Sparks Exotic Creatures Of The Deep Review

Album. Released 2008.  

BBC Review

No one is making such criminally underrated and startlingly original music, in any...

Chris Jones 2008

One almost despairs at the thought of reviewing another great Sparks album. Twenty-one albums into one of the most idiosyncratic careers in pop/rock and the Mael brothers remain firmly on the periphery; such is the place to reside when you consistently and annoyingly demonstrate original thinking. The impossibility of pigeonholing the pair makes most people run for the hills. But the brave among us know for a fact that next to no one is making such criminally underrated and startlingly original music, in any genre, these days.

The last two albums, Lil' Beethoven and Hello Young Lovers, were filled with cod-operatic, Reichian repetitive odes to fickle humanity, love and vanity.
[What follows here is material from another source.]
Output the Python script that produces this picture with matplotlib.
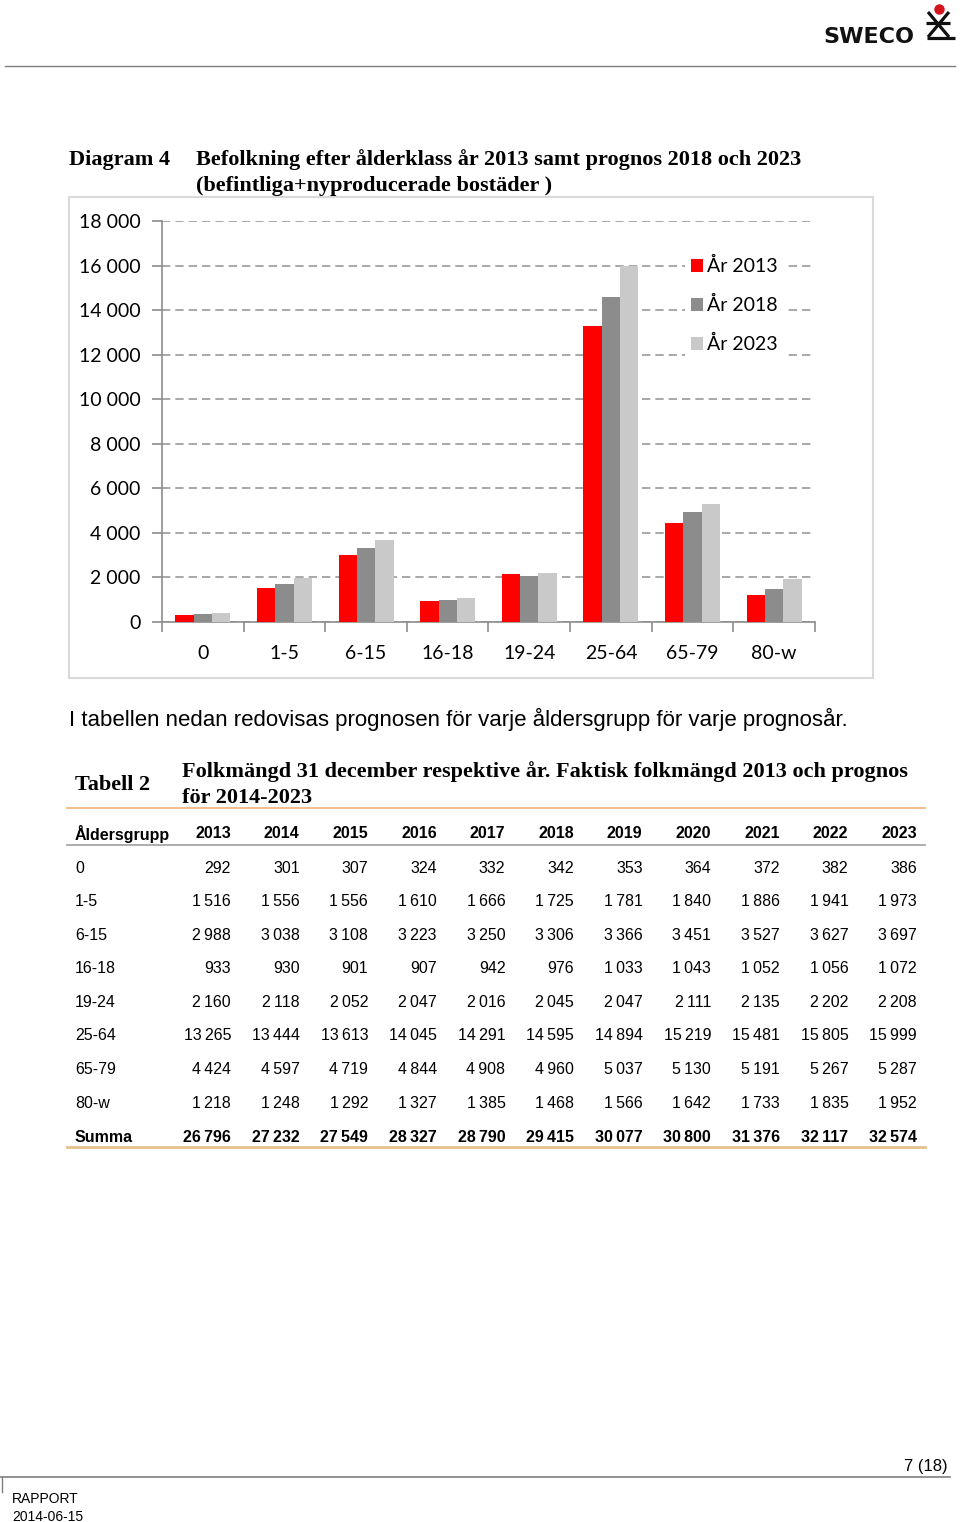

Exotic Creatures is filled with yet more biting commentary. The title is presumably a reference to the characters dredged up in the songs therein. There's the guy whose girlfriend rejects him because he's not as deep as Morrissey (Lighten Up Morrissey); the amnesiac party animal who can't remember the identity of the girl next to him (Good Morning); the complete non-party animal (I Never Got High); or even the porn star at the center of The Director Never Yelled 'Cut'. And then there's the evisceration of modern manners. How about Photoshop - a tale of the ease with which we airbrush our past lives, or Let The Monkey Drive, which may or may not be about srvitude and decadence? There's even a song about the Rennaisance, called simply This Is The Renaissance. Dumb pop, this is not.

Stylistically it's slightly more varied than the previous two albums. The same staccato piano and electronica template with multi-tracked choirs of Russell holds sway, but there are also heavy guitars (courtesy of Dean Manta) and even a return to the barbershop and swing pastiches of the 70s glory years. Best of all there's the glitter stomp of the brilliantly-titled I Can't Believe You Would Fall For All The Crap In This Song. But in the end words fail to do justice to the odball greatness of this band. Undoubtedly the live performances of this album will be the usual multimedia extravaganza: everyone is urged to attend. Such special, intelligent pop cannot bear indifference forever.